[REQUIRED WORK]: Restate all the material verbatim, except for the pictures.

((

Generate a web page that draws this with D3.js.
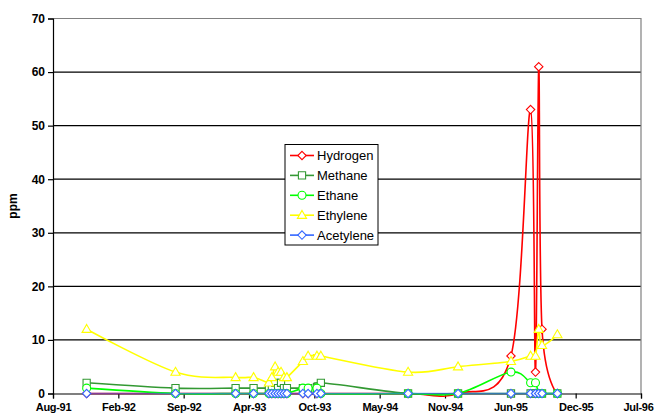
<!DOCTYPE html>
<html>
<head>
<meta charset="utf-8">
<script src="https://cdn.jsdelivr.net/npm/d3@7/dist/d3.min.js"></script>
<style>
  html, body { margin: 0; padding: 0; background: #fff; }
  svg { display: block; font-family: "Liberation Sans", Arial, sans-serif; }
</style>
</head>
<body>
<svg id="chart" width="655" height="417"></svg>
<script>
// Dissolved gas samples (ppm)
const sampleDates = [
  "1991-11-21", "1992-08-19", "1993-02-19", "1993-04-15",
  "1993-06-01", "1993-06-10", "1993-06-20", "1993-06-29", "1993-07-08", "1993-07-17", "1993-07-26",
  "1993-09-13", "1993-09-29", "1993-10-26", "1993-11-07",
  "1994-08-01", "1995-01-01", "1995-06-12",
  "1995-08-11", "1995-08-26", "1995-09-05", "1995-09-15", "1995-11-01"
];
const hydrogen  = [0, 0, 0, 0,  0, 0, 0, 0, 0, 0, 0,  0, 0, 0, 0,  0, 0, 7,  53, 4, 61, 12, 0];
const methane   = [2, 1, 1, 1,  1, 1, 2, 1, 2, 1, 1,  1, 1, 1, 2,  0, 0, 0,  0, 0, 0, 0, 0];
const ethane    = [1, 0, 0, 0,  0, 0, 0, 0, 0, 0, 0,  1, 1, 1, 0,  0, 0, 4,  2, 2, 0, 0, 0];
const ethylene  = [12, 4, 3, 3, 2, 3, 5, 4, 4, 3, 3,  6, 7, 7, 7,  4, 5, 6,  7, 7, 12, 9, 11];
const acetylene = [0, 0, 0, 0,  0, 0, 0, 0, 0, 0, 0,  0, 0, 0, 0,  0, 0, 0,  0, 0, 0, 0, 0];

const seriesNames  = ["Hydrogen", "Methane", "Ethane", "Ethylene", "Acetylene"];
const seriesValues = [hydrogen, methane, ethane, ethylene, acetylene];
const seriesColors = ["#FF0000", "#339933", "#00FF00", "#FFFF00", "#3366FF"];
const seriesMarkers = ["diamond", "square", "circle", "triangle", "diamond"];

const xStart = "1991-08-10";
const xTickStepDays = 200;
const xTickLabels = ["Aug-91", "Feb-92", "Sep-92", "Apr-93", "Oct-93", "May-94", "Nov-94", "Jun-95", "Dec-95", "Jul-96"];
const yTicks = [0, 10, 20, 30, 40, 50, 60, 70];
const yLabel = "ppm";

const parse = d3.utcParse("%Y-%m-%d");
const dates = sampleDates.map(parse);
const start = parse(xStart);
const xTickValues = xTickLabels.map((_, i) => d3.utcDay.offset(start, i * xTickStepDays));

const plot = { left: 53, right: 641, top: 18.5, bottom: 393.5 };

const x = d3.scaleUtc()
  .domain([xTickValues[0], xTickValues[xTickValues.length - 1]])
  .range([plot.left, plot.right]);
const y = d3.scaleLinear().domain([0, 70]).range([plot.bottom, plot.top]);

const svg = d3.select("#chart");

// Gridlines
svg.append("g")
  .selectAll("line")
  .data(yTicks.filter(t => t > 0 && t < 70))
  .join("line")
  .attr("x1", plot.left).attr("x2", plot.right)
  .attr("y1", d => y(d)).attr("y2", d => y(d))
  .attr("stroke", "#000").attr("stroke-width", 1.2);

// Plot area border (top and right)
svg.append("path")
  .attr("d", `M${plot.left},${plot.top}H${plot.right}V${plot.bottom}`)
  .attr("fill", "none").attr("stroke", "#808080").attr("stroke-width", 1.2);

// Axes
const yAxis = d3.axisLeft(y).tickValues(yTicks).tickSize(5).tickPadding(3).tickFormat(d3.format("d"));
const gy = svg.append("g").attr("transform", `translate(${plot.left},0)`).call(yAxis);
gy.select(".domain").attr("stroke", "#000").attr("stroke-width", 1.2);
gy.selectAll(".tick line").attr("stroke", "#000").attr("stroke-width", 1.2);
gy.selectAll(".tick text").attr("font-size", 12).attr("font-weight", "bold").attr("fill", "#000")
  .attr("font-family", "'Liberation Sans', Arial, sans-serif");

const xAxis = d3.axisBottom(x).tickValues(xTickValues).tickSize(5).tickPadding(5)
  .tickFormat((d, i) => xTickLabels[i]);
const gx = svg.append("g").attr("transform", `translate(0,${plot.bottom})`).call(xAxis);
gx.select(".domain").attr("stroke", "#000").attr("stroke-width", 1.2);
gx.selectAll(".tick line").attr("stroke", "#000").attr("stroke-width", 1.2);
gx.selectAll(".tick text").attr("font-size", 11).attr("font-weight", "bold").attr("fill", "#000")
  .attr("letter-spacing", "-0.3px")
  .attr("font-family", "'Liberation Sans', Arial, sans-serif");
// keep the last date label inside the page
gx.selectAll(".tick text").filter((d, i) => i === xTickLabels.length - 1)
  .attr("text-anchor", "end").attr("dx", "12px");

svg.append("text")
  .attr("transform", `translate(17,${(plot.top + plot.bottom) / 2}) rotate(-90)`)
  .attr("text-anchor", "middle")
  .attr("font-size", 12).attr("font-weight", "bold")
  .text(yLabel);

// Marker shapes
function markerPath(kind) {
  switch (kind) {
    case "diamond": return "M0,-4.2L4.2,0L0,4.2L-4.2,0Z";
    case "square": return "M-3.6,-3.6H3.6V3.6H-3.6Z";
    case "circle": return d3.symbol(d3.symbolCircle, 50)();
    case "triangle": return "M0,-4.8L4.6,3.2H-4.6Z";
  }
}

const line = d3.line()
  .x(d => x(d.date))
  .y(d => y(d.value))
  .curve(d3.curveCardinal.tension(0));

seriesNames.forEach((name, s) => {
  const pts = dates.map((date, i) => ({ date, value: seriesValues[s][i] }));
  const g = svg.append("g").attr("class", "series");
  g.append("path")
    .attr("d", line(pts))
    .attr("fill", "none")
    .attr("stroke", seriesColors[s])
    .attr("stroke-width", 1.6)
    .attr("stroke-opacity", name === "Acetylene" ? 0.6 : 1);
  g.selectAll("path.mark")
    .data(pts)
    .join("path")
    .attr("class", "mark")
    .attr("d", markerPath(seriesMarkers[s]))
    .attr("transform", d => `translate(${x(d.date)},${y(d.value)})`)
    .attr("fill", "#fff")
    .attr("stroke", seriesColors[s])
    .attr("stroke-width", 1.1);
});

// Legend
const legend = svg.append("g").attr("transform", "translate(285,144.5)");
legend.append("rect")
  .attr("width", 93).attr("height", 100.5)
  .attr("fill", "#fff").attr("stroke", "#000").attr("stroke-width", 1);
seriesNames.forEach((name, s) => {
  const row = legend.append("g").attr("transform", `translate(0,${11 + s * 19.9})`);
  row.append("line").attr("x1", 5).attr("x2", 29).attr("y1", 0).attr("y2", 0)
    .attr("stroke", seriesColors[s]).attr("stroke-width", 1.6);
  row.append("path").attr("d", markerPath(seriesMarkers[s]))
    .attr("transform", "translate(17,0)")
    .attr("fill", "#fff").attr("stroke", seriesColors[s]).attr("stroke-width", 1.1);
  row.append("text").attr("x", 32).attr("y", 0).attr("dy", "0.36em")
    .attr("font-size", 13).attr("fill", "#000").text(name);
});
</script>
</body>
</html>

))

[SOLUTION FOR THIS EXERCISE]:
Generate a web page that draws this with D3.js.
<!DOCTYPE html>
<html>
<head>
<meta charset="utf-8">
<script src="https://cdn.jsdelivr.net/npm/d3@7/dist/d3.min.js"></script>
<style>
  html, body { margin: 0; padding: 0; background: #fff; }
  svg { display: block; font-family: "Liberation Sans", Arial, sans-serif; }
</style>
</head>
<body>
<svg id="chart" width="655" height="417"></svg>
<script>
// Dissolved gas samples (ppm)
const sampleDates = [
  "1991-11-21", "1992-08-19", "1993-02-19", "1993-04-15",
  "1993-06-01", "1993-06-10", "1993-06-20", "1993-06-29", "1993-07-08", "1993-07-17", "1993-07-26",
  "1993-09-13", "1993-09-29", "1993-10-26", "1993-11-07",
  "1994-08-01", "1995-01-01", "1995-06-12",
  "1995-08-11", "1995-08-26", "1995-09-05", "1995-09-15", "1995-11-01"
];
const hydrogen  = [0, 0, 0, 0,  0, 0, 0, 0, 0, 0, 0,  0, 0, 0, 0,  0, 0, 7,  53, 4, 61, 12, 0];
const methane   = [2, 1, 1, 1,  1, 1, 2, 1, 2, 1, 1,  1, 1, 1, 2,  0, 0, 0,  0, 0, 0, 0, 0];
const ethane    = [1, 0, 0, 0,  0, 0, 0, 0, 0, 0, 0,  1, 1, 1, 0,  0, 0, 4,  2, 2, 0, 0, 0];
const ethylene  = [12, 4, 3, 3, 2, 3, 5, 4, 4, 3, 3,  6, 7, 7, 7,  4, 5, 6,  7, 7, 12, 9, 11];
const acetylene = [0, 0, 0, 0,  0, 0, 0, 0, 0, 0, 0,  0, 0, 0, 0,  0, 0, 0,  0, 0, 0, 0, 0];

const seriesNames  = ["Hydrogen", "Methane", "Ethane", "Ethylene", "Acetylene"];
const seriesValues = [hydrogen, methane, ethane, ethylene, acetylene];
const seriesColors = ["#FF0000", "#339933", "#00FF00", "#FFFF00", "#3366FF"];
const seriesMarkers = ["diamond", "square", "circle", "triangle", "diamond"];

const xStart = "1991-08-10";
const xTickStepDays = 200;
const xTickLabels = ["Aug-91", "Feb-92", "Sep-92", "Apr-93", "Oct-93", "May-94", "Nov-94", "Jun-95", "Dec-95", "Jul-96"];
const yTicks = [0, 10, 20, 30, 40, 50, 60, 70];
const yLabel = "ppm";

const parse = d3.utcParse("%Y-%m-%d");
const dates = sampleDates.map(parse);
const start = parse(xStart);
const xTickValues = xTickLabels.map((_, i) => d3.utcDay.offset(start, i * xTickStepDays));

const plot = { left: 53, right: 641, top: 18.5, bottom: 393.5 };

const x = d3.scaleUtc()
  .domain([xTickValues[0], xTickValues[xTickValues.length - 1]])
  .range([plot.left, plot.right]);
const y = d3.scaleLinear().domain([0, 70]).range([plot.bottom, plot.top]);

const svg = d3.select("#chart");

// Gridlines
svg.append("g")
  .selectAll("line")
  .data(yTicks.filter(t => t > 0 && t < 70))
  .join("line")
  .attr("x1", plot.left).attr("x2", plot.right)
  .attr("y1", d => y(d)).attr("y2", d => y(d))
  .attr("stroke", "#000").attr("stroke-width", 1.2);

// Plot area border (top and right)
svg.append("path")
  .attr("d", `M${plot.left},${plot.top}H${plot.right}V${plot.bottom}`)
  .attr("fill", "none").attr("stroke", "#808080").attr("stroke-width", 1.2);

// Axes
const yAxis = d3.axisLeft(y).tickValues(yTicks).tickSize(5).tickPadding(3).tickFormat(d3.format("d"));
const gy = svg.append("g").attr("transform", `translate(${plot.left},0)`).call(yAxis);
gy.select(".domain").attr("stroke", "#000").attr("stroke-width", 1.2);
gy.selectAll(".tick line").attr("stroke", "#000").attr("stroke-width", 1.2);
gy.selectAll(".tick text").attr("font-size", 12).attr("font-weight", "bold").attr("fill", "#000")
  .attr("font-family", "'Liberation Sans', Arial, sans-serif");

const xAxis = d3.axisBottom(x).tickValues(xTickValues).tickSize(5).tickPadding(5)
  .tickFormat((d, i) => xTickLabels[i]);
const gx = svg.append("g").attr("transform", `translate(0,${plot.bottom})`).call(xAxis);
gx.select(".domain").attr("stroke", "#000").attr("stroke-width", 1.2);
gx.selectAll(".tick line").attr("stroke", "#000").attr("stroke-width", 1.2);
gx.selectAll(".tick text").attr("font-size", 11).attr("font-weight", "bold").attr("fill", "#000")
  .attr("letter-spacing", "-0.3px")
  .attr("font-family", "'Liberation Sans', Arial, sans-serif");
// keep the last date label inside the page
gx.selectAll(".tick text").filter((d, i) => i === xTickLabels.length - 1)
  .attr("text-anchor", "end").attr("dx", "12px");

svg.append("text")
  .attr("transform", `translate(17,${(plot.top + plot.bottom) / 2}) rotate(-90)`)
  .attr("text-anchor", "middle")
  .attr("font-size", 12).attr("font-weight", "bold")
  .text(yLabel);

// Marker shapes
function markerPath(kind) {
  switch (kind) {
    case "diamond": return "M0,-4.2L4.2,0L0,4.2L-4.2,0Z";
    case "square": return "M-3.6,-3.6H3.6V3.6H-3.6Z";
    case "circle": return d3.symbol(d3.symbolCircle, 50)();
    case "triangle": return "M0,-4.8L4.6,3.2H-4.6Z";
  }
}

const line = d3.line()
  .x(d => x(d.date))
  .y(d => y(d.value))
  .curve(d3.curveCardinal.tension(0));

seriesNames.forEach((name, s) => {
  const pts = dates.map((date, i) => ({ date, value: seriesValues[s][i] }));
  const g = svg.append("g").attr("class", "series");
  g.append("path")
    .attr("d", line(pts))
    .attr("fill", "none")
    .attr("stroke", seriesColors[s])
    .attr("stroke-width", 1.6)
    .attr("stroke-opacity", name === "Acetylene" ? 0.6 : 1);
  g.selectAll("path.mark")
    .data(pts)
    .join("path")
    .attr("class", "mark")
    .attr("d", markerPath(seriesMarkers[s]))
    .attr("transform", d => `translate(${x(d.date)},${y(d.value)})`)
    .attr("fill", "#fff")
    .attr("stroke", seriesColors[s])
    .attr("stroke-width", 1.1);
});

// Legend
const legend = svg.append("g").attr("transform", "translate(285,144.5)");
legend.append("rect")
  .attr("width", 93).attr("height", 100.5)
  .attr("fill", "#fff").attr("stroke", "#000").attr("stroke-width", 1);
seriesNames.forEach((name, s) => {
  const row = legend.append("g").attr("transform", `translate(0,${11 + s * 19.9})`);
  row.append("line").attr("x1", 5).attr("x2", 29).attr("y1", 0).attr("y2", 0)
    .attr("stroke", seriesColors[s]).attr("stroke-width", 1.6);
  row.append("path").attr("d", markerPath(seriesMarkers[s]))
    .attr("transform", "translate(17,0)")
    .attr("fill", "#fff").attr("stroke", seriesColors[s]).attr("stroke-width", 1.1);
  row.append("text").attr("x", 32).attr("y", 0).attr("dy", "0.36em")
    .attr("font-size", 13).attr("fill", "#000").text(name);
});
</script>
</body>
</html>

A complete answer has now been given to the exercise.